WHITBY, Ont. -- Prime Minister Stephen Harper is making good on a three-year-old election promise that's as much about the next campaign as it is about the last one.

The federal Conservatives will double the children's fitness tax credit starting this year -- a commitment they made in the weeks before the 2011 election, when the scars of the global recession were still deep and fresh.

The promise, like several other high-priced goodies offered at the time, came with a catch: it would only be implemented once the deficit had been eliminated and the federal books were balanced.

Last week, Harper said the deficit is disappearing much more quickly than anticipated.

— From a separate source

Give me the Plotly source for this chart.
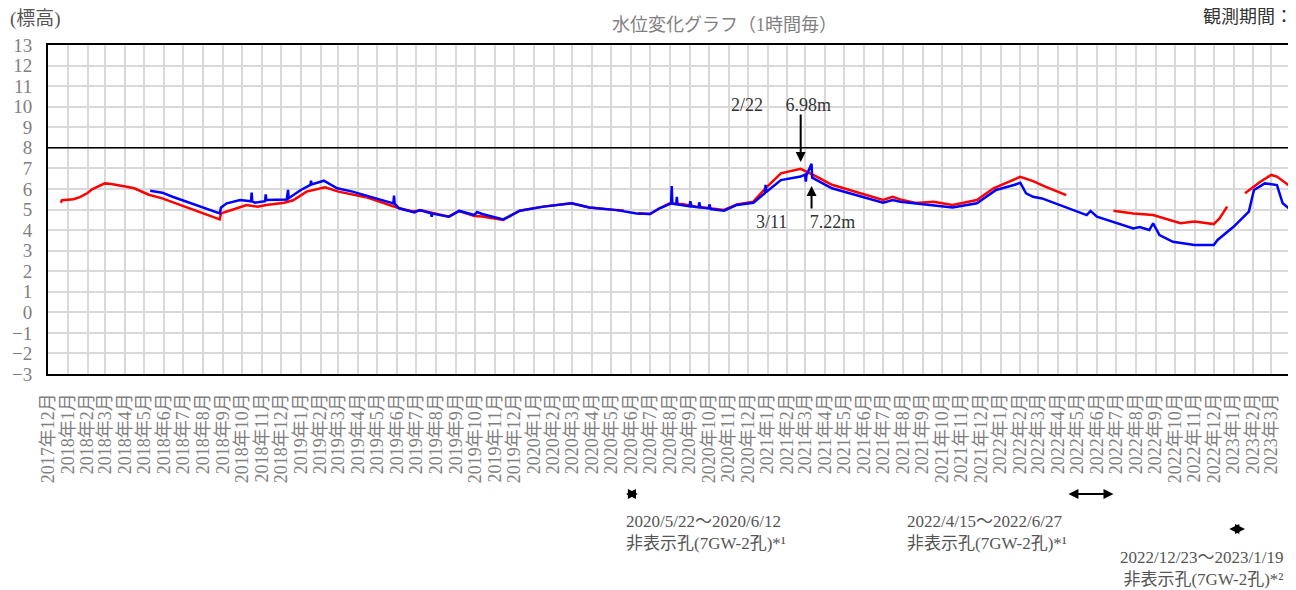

But he said the government would not be in a surplus position until 2015-16, just in time for next year's federal election.

Regardless of what the books may say, however, Thursday's announcement suggests the surplus is upon us.

"These activities are good for our children, they are good for our communities," Harper told a news conference at the Abilities Centre in Whitby, Ont., a facility the late finance minister Jim Flaherty helped establish.

"And our view is that whatever is good for our children and good for our communities is good for Canada."

The measure will allow parents to claim up to $1,000 in fees they pay to register each child under 16 for a program of eligible physical activities, such as hockey or sailing, for a maximum credit of $150.

Parents can claim the credit when they file their tax returns for 2014, said a relaxed-looking Harper, clad in his familiar campaign garb of a suit jacket and open-collared shirt, sans necktie.

It will become a refundable credit in the following 2015 tax year so lower-income families that pay little to no income tax will still be able to receive a government cheque to help pay for the activities.

The government said it currently provides about $115 million per year in tax relief to 1.4 million families.

In 2011, when the deficit-plagued Conservatives were campaigning under the long shadow of the economic crisis of 2008, the notion of delayed promises appeared to some to be a desperate gambit.

The government also promised to double the maximum annual contribution limit on tax-free savings accounts to $10,000, introduce an adult fitness tax credit, and allow income splitting for tax purposes by couples with children under 18.

That latter promise has been slammed by both the government's critics and even some allies -- most notably, Flaherty himself following the last federal budget -- as being a costly commitment that would impact the lives of too few Canadians.

Finance Minister Joe Oliver would not comment Thursday on whether income-splitting would be in the upcoming fiscal update, or in next year's budget. He said he is still engaged in consultations and will listen to Canadians.

"I have signalled that we're going to look to reduce taxes for hard-working Canadian families and we're not going to engage in a wild spending spree," Oliver said from Washington, D.C., where he's meeting with G20 counterparts.

The Conservatives have also been sending signals, however, that more election-friendly measures, including tax cuts, are on the horizon -- possibly before the next federal budget.

Harper announced last week that the federal deficit in the past fiscal year would be $5.2 billion, a fraction of the $16.6 billion forecast, but insisted there won't be a surplus until next year.

Economists and budget watchers, including the independent parliamentary budget office, have already calculated that Ottawa may already be en route to a surplus this fiscal year, which ends next March 31.